Marea internacional
Como ya demostró la catástrofe de Chernóbil, la contaminación no necesita pasaporte: la sustancia que transportaba el Prestige -una modalidad de fuel altamente contaminante- ya ha llegado, tras mes y medio de navegación, a las costas francesas. Este desastre ecológico, el más grave en su género acontecido en Europa, exigirá revisar algunos tópicos sobre la eficacia de la iniciativa privada frente al despilfarro de los servicios públicos. También obligará a tomarse en serio el principio de subsidiariedad: donde los Estados no llegan, por la dimensión internacional del problema, debe tomar la iniciativa la UE. Esto es aplicable singularmente al transporte martítimo de materias peligrosas, que funciona con un déficit de normas o de gendarmes que las hagan cumplir. El hecho de que en el canal de la Mancha, por el que circulan 400 buques al día, se hayan producido tres colisiones en menos de tres semanas ilustra ese otro aspecto del problema.
La presidencia de la República Francesa comunicó ayer la apertura de una información judicial, complementaria a la que ya está en curso en España, destinada a identificar y sancionar a los responsables del hundimiento del Prestige. Chirac da así cumplimiento a su advertencia, en la cumbre de Copenhague, de que la justicia francesa intervendría si la contaminación alcanzaba su territorio, lo que sucedió el primer día del año. La internacionalización judicial del problema es consecuencia del carácter supranacional de sus efectos. Ahora es evidente que en la decisión de alejar el barco se prescindió, por ignorancia o por lo que fuera, de esa dimensión. Es decir, del probable traslado de los efectos de un posible naufragio a las costas portuguesas o francesas. Pero esa dimensión plantea también la necesidad de una política preventiva europea e internacional.
La experiencia demuestra que no es posible la inhibición del Estado ni de las organizaciones supranacionales en estas materias. Las compañías petroleras prescindieron de sus propias flotas de transporte tras las fuertes indemnizaciones que tuvieron que pagar a raíz de las primeras mareas negras, y optaron por trasladar la responsabilidad a armadores especialistas en diluir la suya mediante diversos procedimientos que incluyen el subarriendo a otros más dispuestos a arriesgar en materia de seguridad. La competencia produce en este caso menores costes, pero al precio de una mayor inseguridad. No cabe esperar que ese efecto perverso sea espontáneamente corregido por el mercado, como predican los demasiado convencidos. La iniciativa corresponde a los Estados, los cuales deberán además coordinar sus actuaciones para evitar otros efectos nocivos. La prohibición de petroleros monocasco en Estados Unidos, por ejemplo, provocó, de acuerdo con una lógica nada misteriosa, el traslado a la rutas europeas de los buques más viejos e inseguros.

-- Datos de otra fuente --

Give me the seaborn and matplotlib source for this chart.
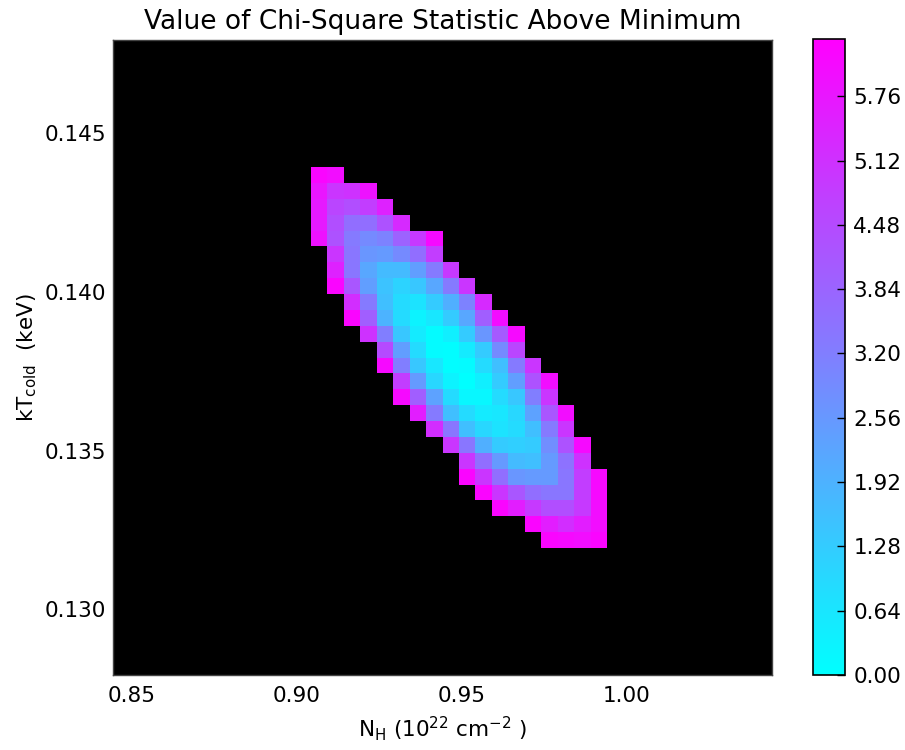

En Francia han surgido voces que denuncian la insuficiencia de los medios públicos para hacer frente a la contaminación antes de que llegase a las costas. Quizás sea innecesario que todos los países cuenten con una flota de barcos aspiradores de gran potencia como la que tiene Holanda, pero sería lógico que la UE se encargara de promover en los países de más alto riesgo un parque de intervención inmediata. En todo caso, y a la luz del registro de accidentes, no parece lógico que España, primera potencia pesquera del continente y la de mayor extensión de costas, no cuente con ningún buque de estas características.

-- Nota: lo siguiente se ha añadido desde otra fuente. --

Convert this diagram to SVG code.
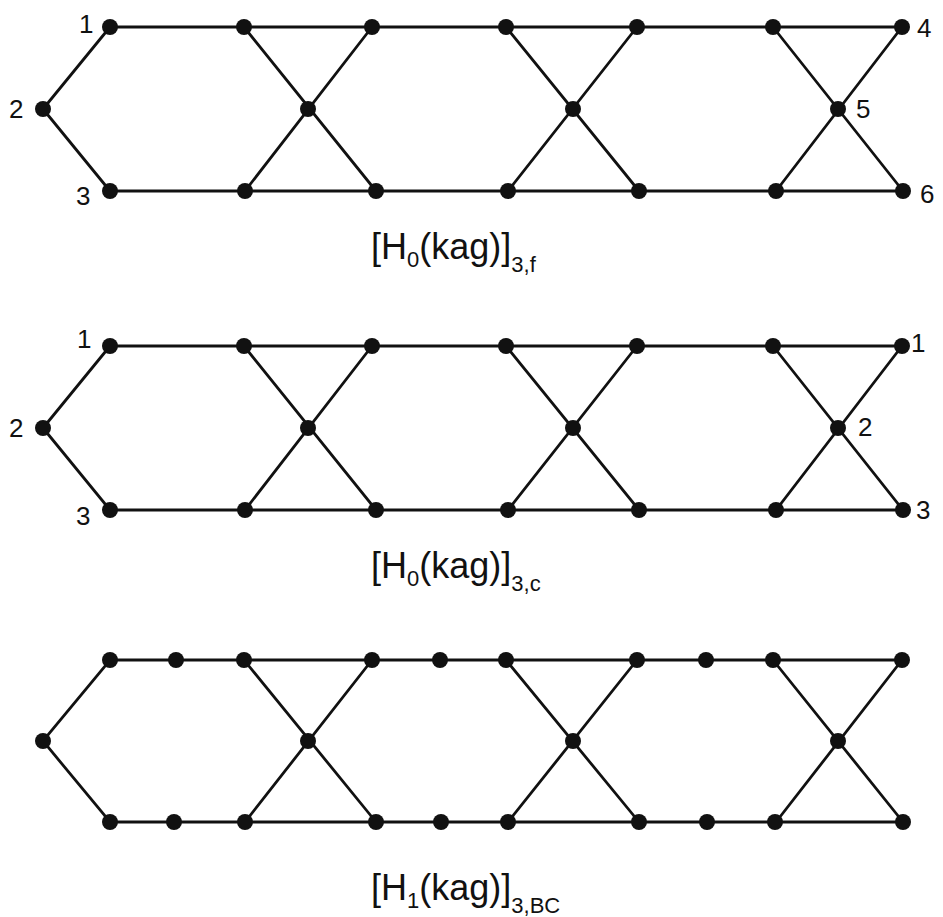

Como tampoco es razonable que el casco de un buque noruego, el Tricolor, hundido el 14 de diciembre en aguas poco profundas del canal de la Mancha tras colisionar con otro navío, provoque en quince días otros dos accidentes. Uno de ellos con un petrolero cargado con 70.000 toneladas de queroseno y gasóleo. Si ha ocurrido es que podía ocurrir; luego las medidas de seguridad eran insuficientes. Si no bastan los semáforos (balizas, en este caso), será necesario poner policías. Es decir, patrullas con capacidad para obligar a los barcos a circular por su carril.